Not long ago, the high court agreed to weigh the question of how far the protections that are provided to internet companies under Section 230 of the Communications Decency Act extended to tech companies and the content posted on them. 

Last Thursday, though, the Supreme Court resolved cases that were before them against both Google and Twitter on alternative grounds. Ultimately, that left Section 230 completely untouched, passing the buck back to Congress for action, unless the court decides to hear another case that also deals with the issue.

That means the future of Section 230 is likely to remain the same as it is now, since Congress hasn’t been able to agree on how to proceed – even though lawmakers from both sides of the aisle believe something needs to be done to hold tech companies accountable.

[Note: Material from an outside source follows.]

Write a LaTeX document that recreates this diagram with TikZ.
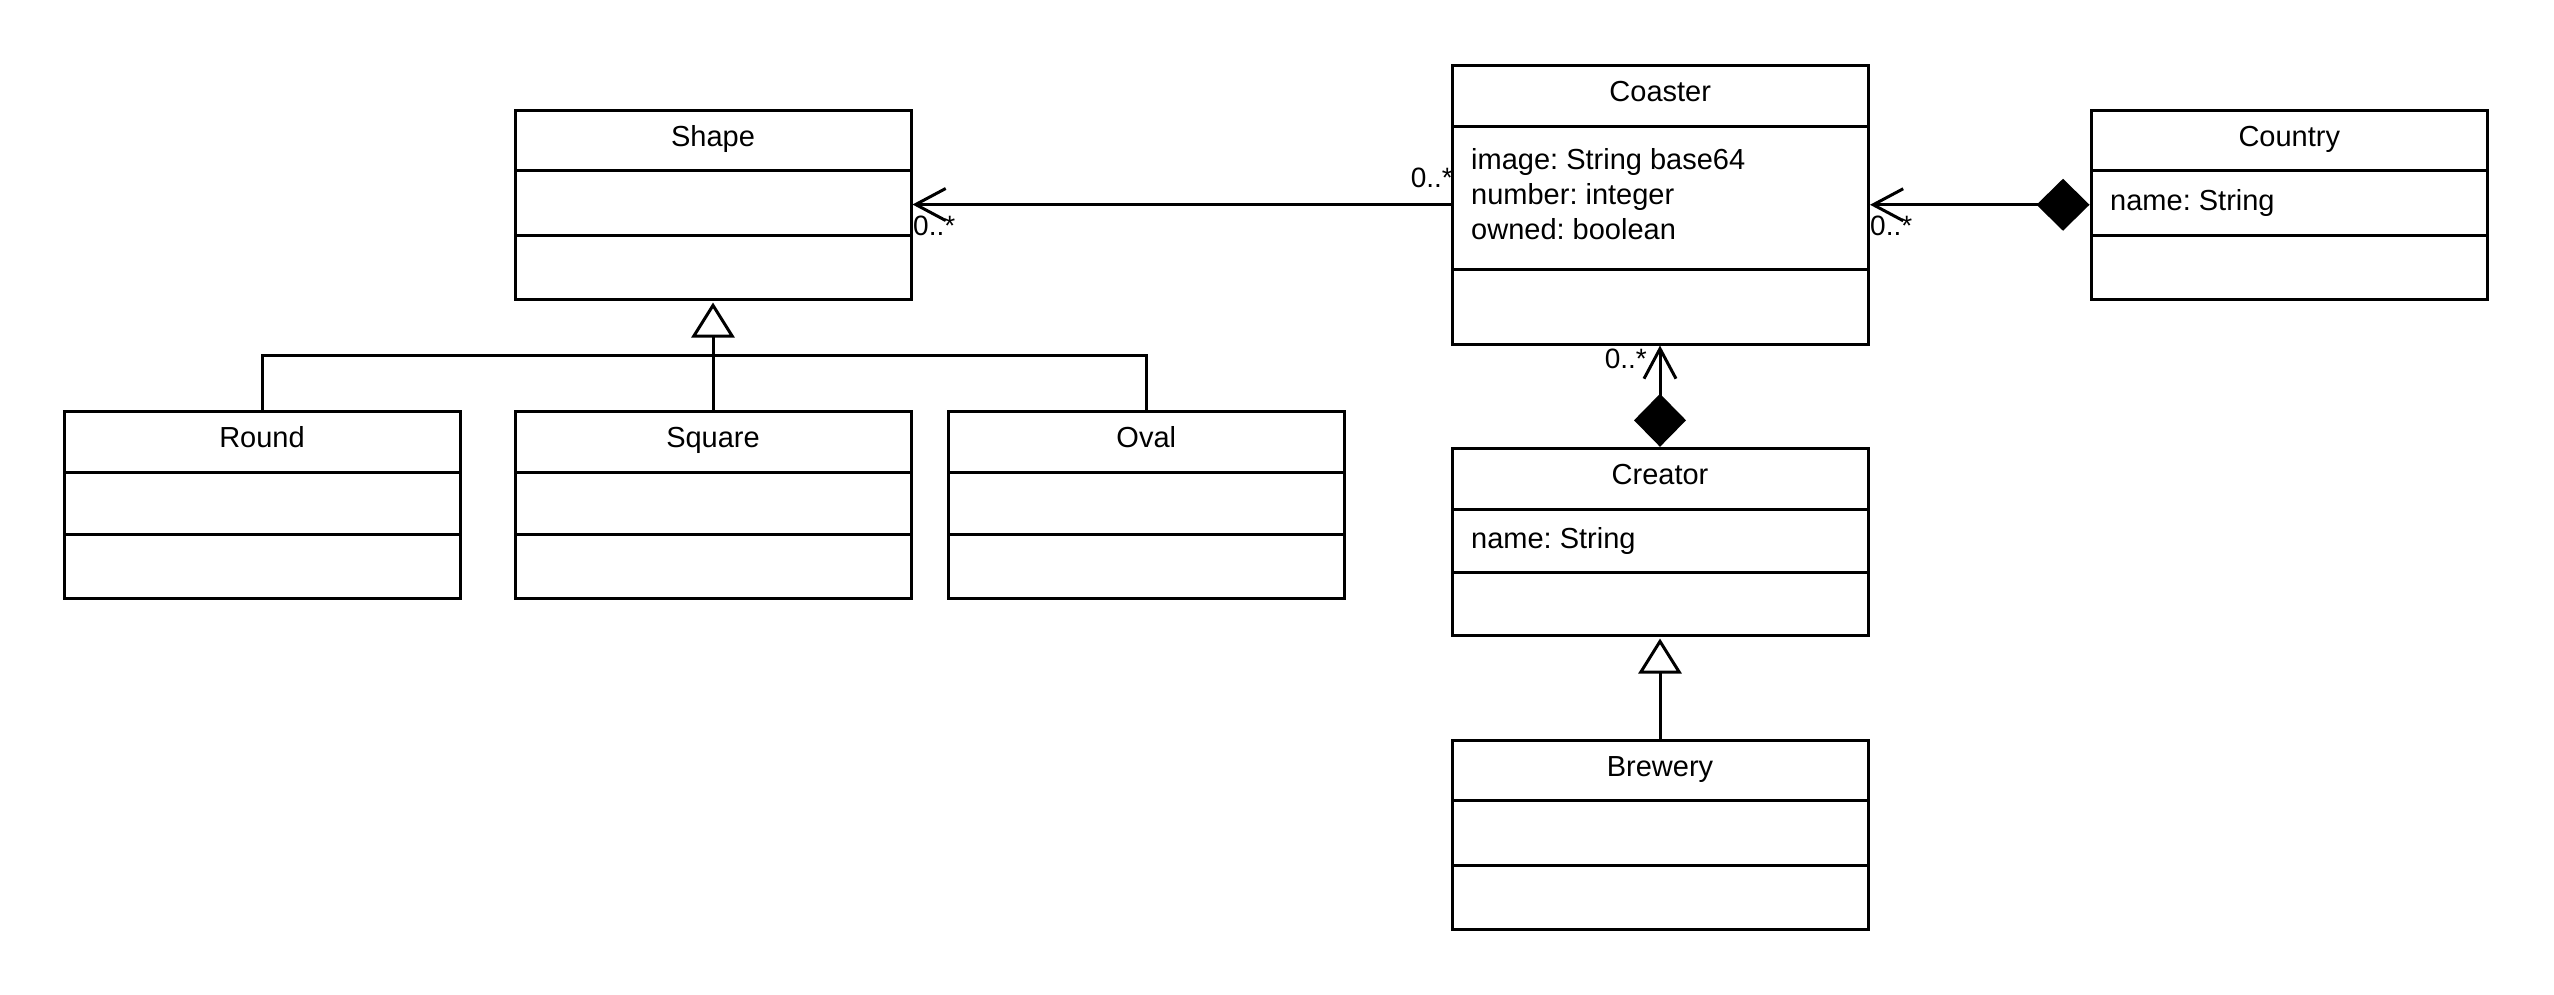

Internet companies certainly celebrated the decision by the Supreme Court, as it extends their protections against the content posted to their sites by users and third parties.

NetChoice’s vice president and general counsel, Carl Szabo, commented about the Supreme Court’s decision:

“The court went to great lengths – and really discussed Section 230 – to avoid putting its finger on the scales on either side when it comes to Section 230 itself.

“I think that I am hoping that other courts recognize that and see that it is not the role of the judicial branch to write laws. If 230 is to be adjusted, it should be done at the legislative branch, and what I’m hoping is that lawmakers simultaneously recognize the decision that came out of here.”

Section 230 was enacted by Congress in 1996 as a way to encourage the internet industry – which was just emerging at the time – to remove harmful content that was posted to their sites while also providing them with protections against potential lawsuits for this content posted by third parties.

Now, as this technology behind what is now the “modern internet” has advanced rapidly, causing massive changes in the industry, plenty of people have called for reform.

Democrats generally speaking say that Section 230 is allowing tech companies to be hosts for way too much misinformation as well as hate speech without the threat of facing any consequences for doing so.

Republicans, meanwhile, argue that Section 230 allows these same tech companies to moderate content however they want to, which often results in these liberal-leaning companies applying an anti-conservative bias toward their policies.

While both liberals and conservatives are seemingly for Section 230 reform, the reasons behind why they want that reform is what is holding up anything from getting done in Congress.

So, even though the Supreme Court has decided not to weigh in on the issue, encouraging Congress to do so, it’s unlikely for now that something will get done in the near future.